A Georgia mother battles opioids to win back her kids
ELLIJAY, Georgia — The First Baptist Church auditorium was filling with an expectant crowd, friends and family who had been through so much. Kim Silvers’ three young daughters were there, all dressed up and eager for the graduation, hoping to mark the end of years of heartache visited on them all by their mother’s addiction.
They had begged her to stop using opioids and heard her promise to do so, only to break that vow over and over. They’d cried when she abandoned them, and again when they were split apart and sent to three different foster homes. Then their mother signed on for a rigorous court-run treatment program — her best, last chance to avoid the permanent loss of her children.
On this Tuesday evening, the program’s culmination was at hand. The would-be graduates just had one final duty: providing another batch of urine samples to be drug-tested. “We hold them accountable to the end,” case manager Jackie Bramlett said.

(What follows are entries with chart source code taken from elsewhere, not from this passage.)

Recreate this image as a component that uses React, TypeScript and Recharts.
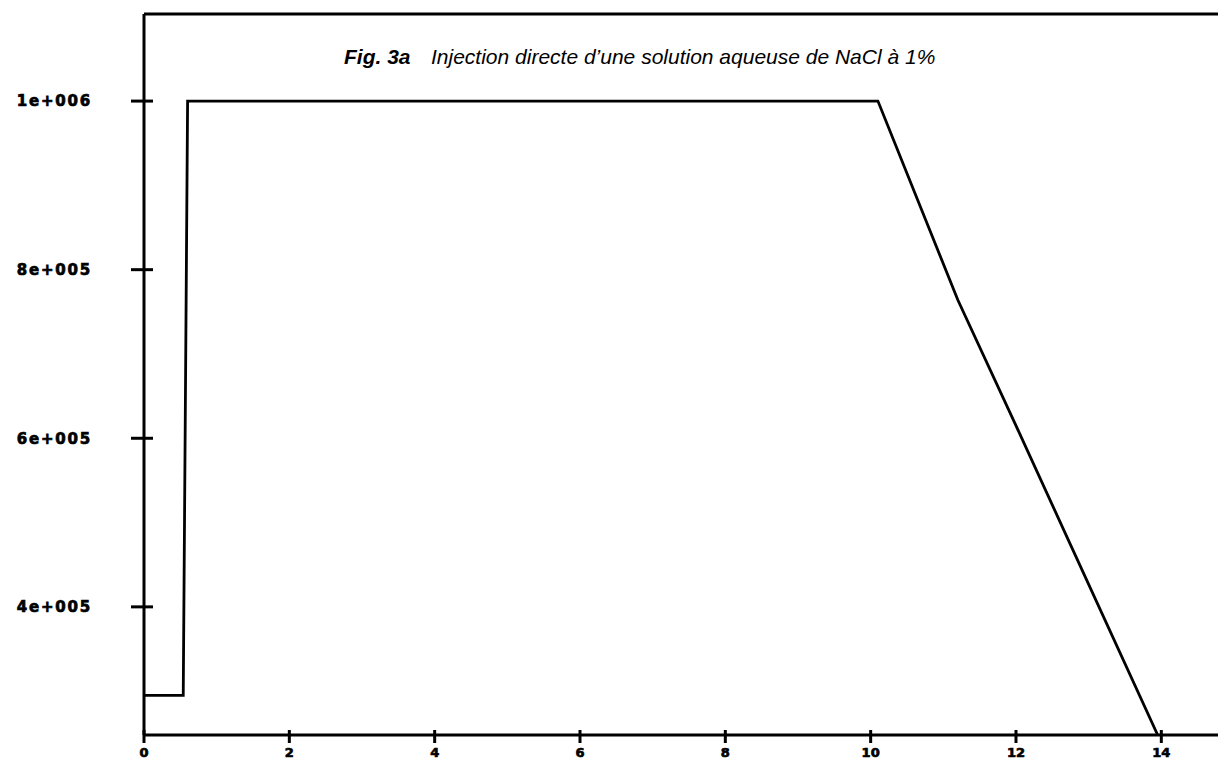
import { LineChart, Line, XAxis, YAxis, ReferenceLine } from "recharts";

// values
const xValues = [0, 0.54, 0.6, 10.1, 11.2, 12.0, 12.77, 13.95];
const yValues = [295000, 295000, 1000000, 1000000, 764000, 615000, 470000, 248000];

const xTicks = [0, 2, 4, 6, 8, 10, 12, 14];
const yTicks = [400000, 600000, 800000, 1000000];
const yTickLabels = ["4e+005", "6e+005", "8e+005", "1e+006"];

const X_MAX = 14.78;
const Y_MIN = 248000;
const Y_MAX = 1103300;

const data = xValues.map((x, i) => ({ x, y: yValues[i] }));

const tickFont = {
  fontFamily: "DejaVu Sans",
  fontWeight: 700,
  fill: "#000",
  stroke: "#000",
  strokeWidth: 0.7,
};

function YTick(props: any) {
  const { x, y, payload } = props;
  const idx = yTicks.indexOf(payload.value);
  return (
    <g>
      <line x1={x - 13} x2={x + 9} y1={y} y2={y} stroke="#000" strokeWidth={3} />
      <text x={x - 52} y={y} dy="0.36em" textAnchor="end" fontSize={15} letterSpacing={1.8} {...tickFont}>
        {idx >= 0 ? yTickLabels[idx] : payload.value}
      </text>
    </g>
  );
}

function XTick(props: any) {
  const { x, y, payload } = props;
  return (
    <g>
      <line x1={x} x2={x} y1={y - 5} y2={y + 8} stroke="#000" strokeWidth={3} />
      <text x={x} y={y + 22} textAnchor="middle" fontSize={13} {...tickFont}>
        {payload.value}
      </text>
    </g>
  );
}

export default function App() {
  return (
    <div style={{ position: "absolute", left: 0, top: 0, width: 1218, height: 761, background: "#fff", overflow: "hidden" }}>
      <LineChart width={1218} height={761} data={data} margin={{ top: 14, right: 0, left: 0, bottom: 0 }}>
        <XAxis
          dataKey="x"
          type="number"
          domain={[0, X_MAX]}
          ticks={xTicks}
          allowDataOverflow
          height={26}
          tickLine={false}
          tickSize={0}
          tickMargin={0}
          axisLine={{ stroke: "#000", strokeWidth: 3 }}
          tick={<XTick />}
        />
        <YAxis
          dataKey="y"
          type="number"
          domain={[Y_MIN, Y_MAX]}
          ticks={yTicks}
          allowDataOverflow
          width={144}
          tickLine={false}
          tickSize={0}
          tickMargin={0}
          axisLine={{ stroke: "#000", strokeWidth: 3 }}
          tick={<YTick />}
        />
        <ReferenceLine y={Y_MAX} stroke="#000" strokeWidth={3} />
        <Line
          type="linear"
          dataKey="y"
          stroke="#000"
          strokeWidth={2.8}
          dot={false}
          isAnimationActive={false}
        />
      </LineChart>
      <svg width={1218} height={761} style={{ position: "absolute", left: 0, top: 0, pointerEvents: "none" }}>
        <text x={344} y={64} fontFamily="Liberation Sans" fontSize={21} fontStyle="italic" fontWeight={700} fill="#000">
          Fig. 3a
        </text>
        <text x={431} y={64} fontFamily="Liberation Sans" fontSize={21} fontStyle="italic" fill="#000">
          Injection directe d’une solution aqueuse de NaCl à 1%
        </text>
      </svg>
    </div>
  );
}
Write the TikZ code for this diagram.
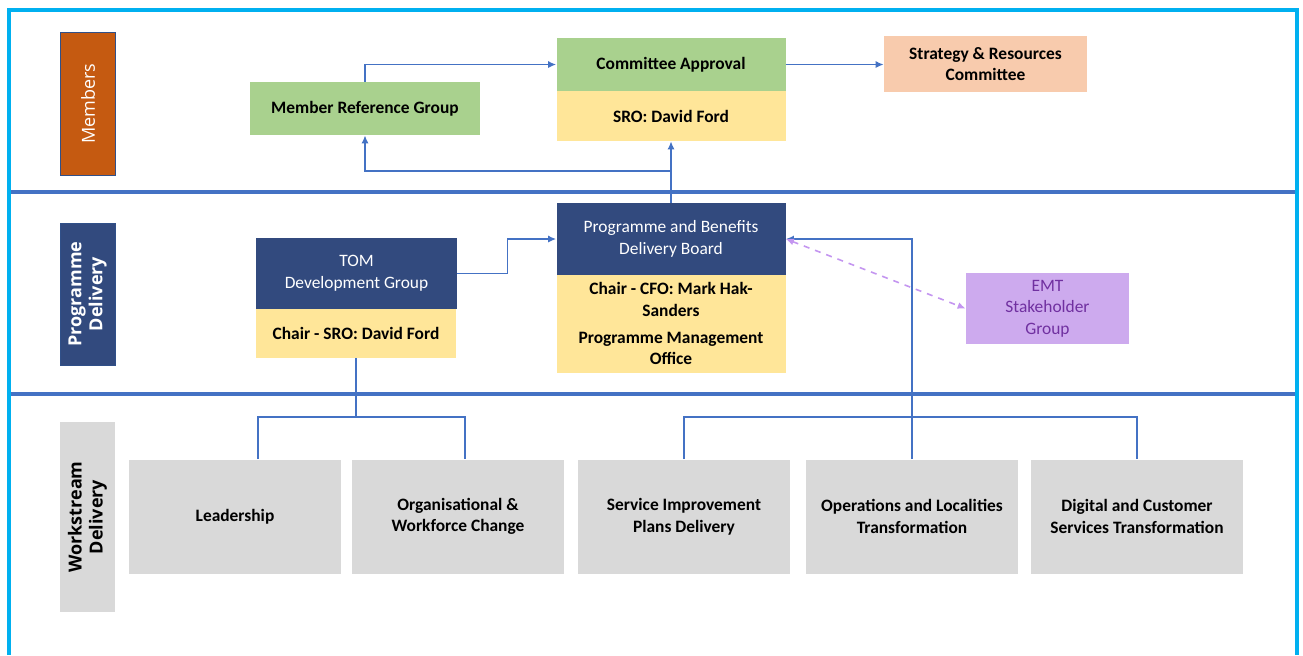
\documentclass[tikz,border=0pt]{standalone}
\usepackage{fontspec}
\setmainfont{Carlito}
\newfontfamily\lblfont{Open Sans}
\usetikzlibrary{arrows.meta}

\definecolor{framecyan}{HTML}{00B0F0}
\definecolor{linkblue}{HTML}{4472C4}
\definecolor{navy}{RGB}{50,74,126}
\definecolor{rust}{HTML}{C55A11}
\definecolor{leaf}{HTML}{A9D18E}
\definecolor{butter}{HTML}{FFE699}
\definecolor{peach}{HTML}{F8CBAD}
\definecolor{lilac}{RGB}{205,170,238}
\definecolor{plum}{HTML}{7030A0}
\definecolor{lilacline}{RGB}{196,150,240}
\definecolor{stone}{HTML}{D9D9D9}

\tikzset{
    box/.style={rectangle, inner sep=1pt, align=center,
        font=\bfseries\fontsize{8.7}{10.8}\selectfont},
    plainbox/.style={box, font=\fontsize{8.7}{10.8}\selectfont},
    stream/.style={box, fill=stone, minimum width=106pt, minimum height=57pt},
    lane/.style={rectangle, minimum height=27.5pt, rotate=90, align=center,
        font=\lblfont\fontsize{9}{10.5}\selectfont},
    boldlane/.style={lane, font=\lblfont\bfseries\fontsize{9}{10.5}\selectfont},
    link/.style={linkblue, line width=0.6pt},
    arr/.style={link, -{Latex[length=4pt,width=3.5pt]}},
}

\begin{document}
\begin{tikzpicture}[x=0.5pt, y=-0.5pt]
        \useasboundingbox (0,0) rectangle (1303,655);

        % frame and lane dividers
        \draw[framecyan, line width=2pt] (9,655) -- (9,10) -- (1297,10) -- (1297,655);
        \draw[linkblue, line width=2pt] (11,192) -- (1295,192);
        \draw[linkblue, line width=2pt] (11,394) -- (1295,394);

        % lane labels
        \node[lane, fill=rust, draw=linkblue!70!black, minimum width=71.5pt, text=white] (members) at (88,103.5) {Members};
        \node[boldlane, fill=navy, draw=linkblue!70!black, minimum width=71pt, text=white] (progdel) at (87.5,294) {Programme\\Delivery};
        \node[boldlane, fill=stone, minimum width=95pt] (workdel) at (87.5,517) {Workstream\\Delivery};

        % members lane
        \node[box, fill=leaf, minimum width=115pt, minimum height=26.5pt] (mrg) at (365,108.5) {Member Reference Group};
        \node[box, fill=leaf, minimum width=114.5pt, minimum height=26.5pt] (approval) at (671,64.5) {Committee Approval};
        \node[box, fill=butter, minimum width=114.5pt, minimum height=25pt] (sro) at (671,116) {SRO: David Ford};
        \node[box, fill=peach, minimum width=101.5pt, minimum height=28pt] (src) at (985.5,64) {Strategy \& Resources\\Committee};

        % programme lane
        \node[plainbox, fill=navy, text=white, minimum width=100.5pt, minimum height=35.5pt] (tom) at (356.5,273.5) {TOM\\Development Group};
        \node[box, fill=butter, minimum width=100pt, minimum height=24.5pt] (tomchair) at (356,333.5) {Chair - SRO: David Ford};
        \node[plainbox, fill=navy, text=white, minimum width=114.5pt, minimum height=36pt] (board) at (671,239) {Programme and Benefits\\Delivery Board};
        \node[box, fill=butter, minimum width=114.5pt, minimum height=24.5pt] (cfo) at (671,299.5) {Chair - CFO: Mark Hak-\\Sanders};
        \node[box, fill=butter, minimum width=114.5pt, minimum height=24.5pt] (pmo) at (671,348.5) {Programme Management\\Office};
        \node[plainbox, fill=lilac, text=plum, minimum width=81.5pt, minimum height=35.5pt] (emt) at (1047.5,308.5) {EMT\\Stakeholder\\Group};

        % workstream lane
        \node[stream] (lead) at (235,516.5) {Leadership};
        \node[stream] (org) at (458,516.5) {Organisational \&\\Workforce Change};
        \node[stream] (sip) at (684,516.5) {Service Improvement\\Plans Delivery};
        \node[stream] (ops) at (912,516.5) {Operations and Localities\\Transformation};
        \node[stream] (digital) at (1137,516.5) {Digital and Customer\\Services Transformation};

        % connectors
        \coordinate (upsplit) at (671,171);
        \coordinate (leftsplit) at (356,417);
        \coordinate (rightsplit) at (912,417);

        \draw[arr] (mrg.north) |- (approval.west);
        \draw[arr] (approval.east) -- (approval.east -| src.west);
        \draw[arr] (board.north) -- (sro.south);
        \draw[arr] (upsplit) -| (mrg.south);
        \draw[arr] (tom.east) -- ++(50,0) |- (board.west);
        \draw[arr] (ops.north) |- (board.east);
        \draw[lilacline, line width=0.8pt, dashed, {Latex[length=4pt,width=3.5pt]}-{Latex[length=4pt,width=3.5pt]}] (board.east) -- (emt.west);
        \draw[link] (tomchair.south) -- (leftsplit);
        \draw[link] ([xshift=11.5pt]lead.north) |- (leftsplit) -| ([xshift=3.5pt]org.north);
        \draw[link] (sip.north) |- (rightsplit) -| (digital.north);

    \end{tikzpicture}
\end{document}
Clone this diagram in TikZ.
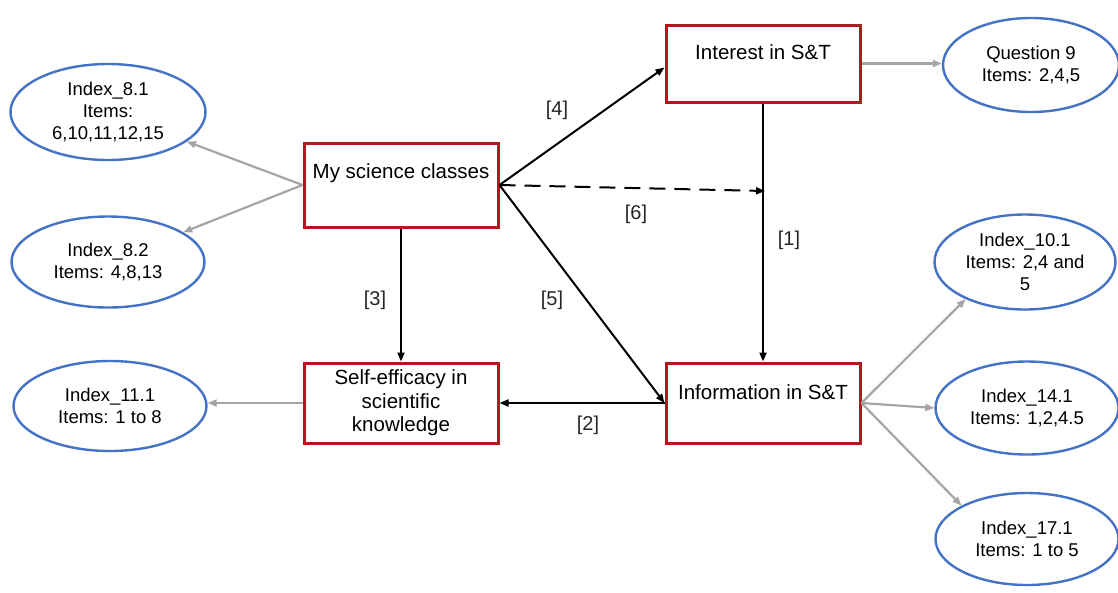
\documentclass[tikz,border=0pt]{standalone}
\usepackage{fontspec}
\setmainfont{Liberation Sans}
\usetikzlibrary{arrows.meta,shapes.geometric,calc}
\definecolor{boxred}{RGB}{178,24,30}
\definecolor{ellblue}{RGB}{68,114,196}
\definecolor{linkgray}{RGB}{165,165,165}
\begin{document}
\begin{tikzpicture}[x=1pt,y=-1pt,
  box/.style={draw=boxred, line width=3pt, minimum width=194pt, inner sep=0pt},
  boxtext/.style={font=\fontsize{20.5}{23.5}\selectfont, align=center, inner sep=0pt},
  measure/.style={draw=ellblue, line width=2.4pt, ellipse, inner sep=0pt,
    font=\fontsize{18.5}{22}\selectfont, align=center},
  causal/.style={draw=black, line width=2pt, -{Triangle[length=9pt,width=7pt]}},
  loading/.style={draw=linkgray, line width=2.2pt, -{Triangle[length=9pt,width=7pt]}},
  tag/.style={font=\fontsize{20}{22}\selectfont, text=black!85, inner sep=0pt}
]
\useasboundingbox (0,0) rectangle (1118,592);

% latent constructs
\node[box, minimum height=84pt] (msc) at (401,185) {};
\node[boxtext] (msct) at (401,173) {My science classes};
\node[box, minimum height=77pt] (int) at (763,63.5) {};
\node[boxtext] (intt) at (763,52) {Interest in S\&T};
\node[box, minimum height=80pt] (inf) at (763,403) {};
\node[boxtext] (inft) at (763,392) {Information in S\&T};
\node[box, minimum height=80pt] (se) at (401,403) {};
\node[boxtext] (set) at (401,403) {Self-efficacy in\\scientific\\knowledge};

% observed indicators
\node[measure, minimum width=195pt, minimum height=96pt] (e81) at (108,112) {Index\_8.1\\Items:\\6,10,11,12,15};
\node[measure, minimum width=193pt, minimum height=91pt] (e82) at (108,262) {Index\_8.2\\Items: 4,8,13};
\node[measure, minimum width=193pt, minimum height=90pt] (e111) at (110,406) {Index\_11.1\\Items: 1 to 8};
\node[measure, minimum width=176pt, minimum height=94pt] (q9) at (1031,65) {Question 9\\Items: 2,4,5};
\node[measure, minimum width=181pt, minimum height=95pt] (e101) at (1025,262) {Index\_10.1\\Items: 2,4 and\\5};
\node[measure, minimum width=183pt, minimum height=93pt] (e141) at (1027,408) {Index\_14.1\\Items: 1,2,4.5};
\node[measure, minimum width=183pt, minimum height=92pt] (e171) at (1027,539) {Index\_17.1\\Items: 1 to 5};

% measurement links
\draw[loading] (msc.west) -- (e81);
\draw[loading] (msc.west) -- (e82);
\draw[loading] (se.west) -- (e111.east |- se.west);
\draw[loading] (int.east) -- (q9.west |- int.east);
\draw[loading] (inf.east) -- (e101.212);
\draw[loading] (inf.east) -- (e141.west);
\draw[loading] (inf.east) -- (e171.153);

% structural paths
\coordinate (d6) at (765,191);
\draw[causal] (msc.east) -- ($(int.west)+(0,4)$);
\draw[causal] (msc.east) -- (inf.west);
\draw[causal, dash pattern=on 16pt off 9pt] (msc.east) -- (d6);
\draw[causal] (int.south) -- (inf.north);
\draw[causal] (msc.south) -- (se.north);
\draw[causal] (inf.west) -- (se.east);

% path labels
\node[tag] (l4) at (557,110) {[4]};
\node[tag] (l6) at (636,214) {[6]};
\node[tag] (l1) at (789,240) {[1]};
\node[tag] (l3) at (375,300) {[3]};
\node[tag] (l5) at (552,300) {[5]};
\node[tag] (l2) at (588,425) {[2]};
\end{tikzpicture}
\end{document}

Across the United States, the opioid epidemic has caused tragedies too numerous to count. One bitter way to quantify the scourge is the documented spike in the number of children removed from the custody of addicted parents. One of the most dramatic increases has been in Georgia, where the foster care population soared from about 7,600 in September 2013 to more than 13,700 as of August. Parental substance abuse of all kinds, the state says, now accounts for about 40 per cent of foster care entries.